News media transformation in 5 key action points
Digital Strategies Blog | 16 October 2018
Focus on strategy. Put the user at the center of your decisions. Create original products or services to increase engagement. Constantly improve the experience, inside and outside the organisation. Let excellence drive motivation.
To some extent, all those phrases have already been mantras or indicated a pathway for modern organizations or companies in transformation, regardless of whether they offer products or services (and, if they were not, heads up).
But the great problem is not to ignore these ideas, which I affectionately call the “5 Es of transformation.” The problem is to treat them in isolation and not understand them as part of an ecosystem where, if one does not work, the others also tend to fail.
The metaphor of the ecosystem is not in vain. The interrelationships among organisms determine permanence, and this is exactly how companies and their processes should work. It is very common that business ecosystems, with a focus on the digital world or not, are limited to the areas that have always existed: aristocratic floors, traditional hierarchies, exclusive technology systems in each area, and vertical organisation organograms or charts. These isolated ecosystems are neither sustainable nor balanced. And, isolated, they contribute to the collapse of the others.

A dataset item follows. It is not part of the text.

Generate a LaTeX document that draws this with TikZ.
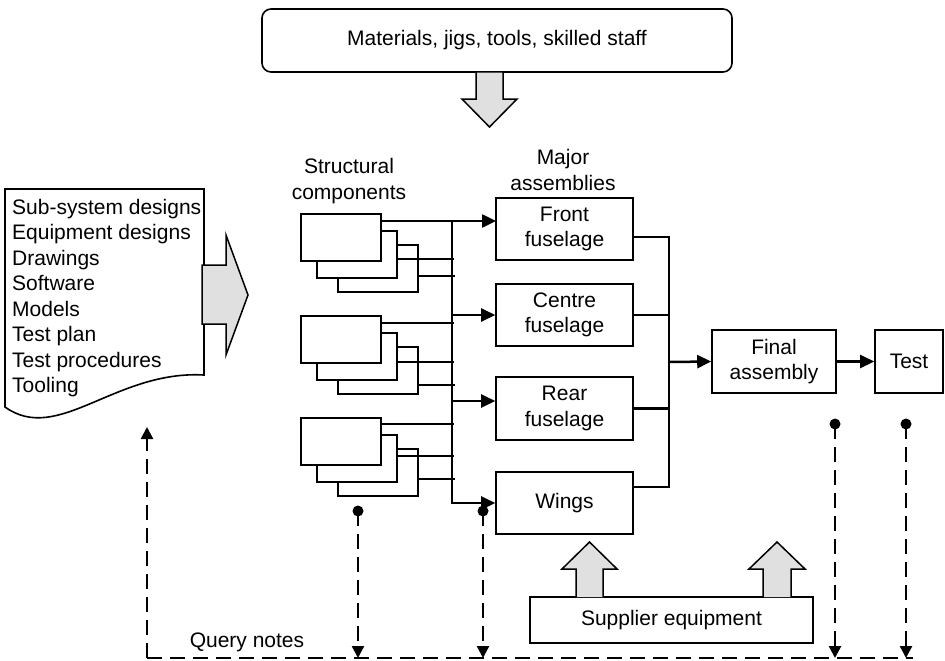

They need not only to form a perfect and self-sufficient ecosystem, but also influence the development of the others. If the strategy is unclear and not reflected in the user experience, it is mistaken. Without empathy, or without putting yourself in the users’ place during their consumption journey and points of contact with the brand, product, or service, it is impossible to have any effective action on their engagement.
That is why modern organisations and those in search of transformation need to clarify the layers of that ecosystem. This should be based on strategy, empathy, experience, engagement, and excellence, and shared with everyone with clarity and transparency.
1. Strategy (“estratégia” in Portuguese): Strategy is the heart of the ecosystem and needs to be clear to all internal and external stakeholders. It should be reflected in shared and measurable KPIs and OKRs, product development actions, marketing campaigns, and even tools (the CMS or paywall systems cannot break the strategy).
2. Empathy: Putting yourself in the others’ shoes to understand their actions and relationships does not only solve our interpersonal problems. It must be key to all decision-making, from that more focused on the users’ objective experience, with a new button or product feature, to understanding the journey for proper, respectful, and effective distribution and promotion. Empathy should be a discipline and goes beyond user interface design.
3. Experience: Allowing us to be in the users’ shoes makes it possible to map the points of friction and constantly improve on them in a systematic way. In the case of media companies, it has to do with the site’s loading speed, for example, but also with news editing and adequate production of the content (almost always original) within the newsrooms.
It involves developers and journalists in the same proportion, hand-in-hand, in addition to defining core competencies for all teams. Today, user experience discipline is usually in the hands of an isolated group. And isolation leads to error.
4. Engagement: More than a KPI, which shows the importance of a product or service in the users’ life, it is necessary to measure the satisfaction level of those engaged at the risk of losing them in the first storm (or error 404).
Being more empathetic and focusing on the experience that goes beyond beautiful screens, we guarantee a differentiated place in the users’ menu of essential options. We will not be unique, it is true, but this combination can give us a better, though unconscious, index in the matrix that measures the levels of importance and satisfaction of our users. Keeping track of the engaged, with consumption profile data and constant assessment, is a path of no return.
5. Excellence: Having a clear strategy and putting yourself in the users’ shoes to create products, services, content, and better experiences will only generate sustainable engagement if, at the same time, there is focus on excellence. And by excellence, I mean going far beyond what is just functional and easy.
It seeks constant improvement, at all levels. It is understanding that to fail is part of the process in pursuing excellence, in addition to testing, launching, testing again, being paranoid by feedback, changing direction, and being constantly alert to the evolutions beyond the organisation’s walls. The world happens out there, and it happens quickly.
The 5Es can multiply in others within each organisation and translate in infinite ways, represented by other letters and definitions within the ecosystem of each. What is important is not to disassociate them or create an insulation cord between them and understand they only evolve with investment (in people, time, money, and resources). They depend on each other and the quality of this relationship of interdependence will determine success. Or extinction.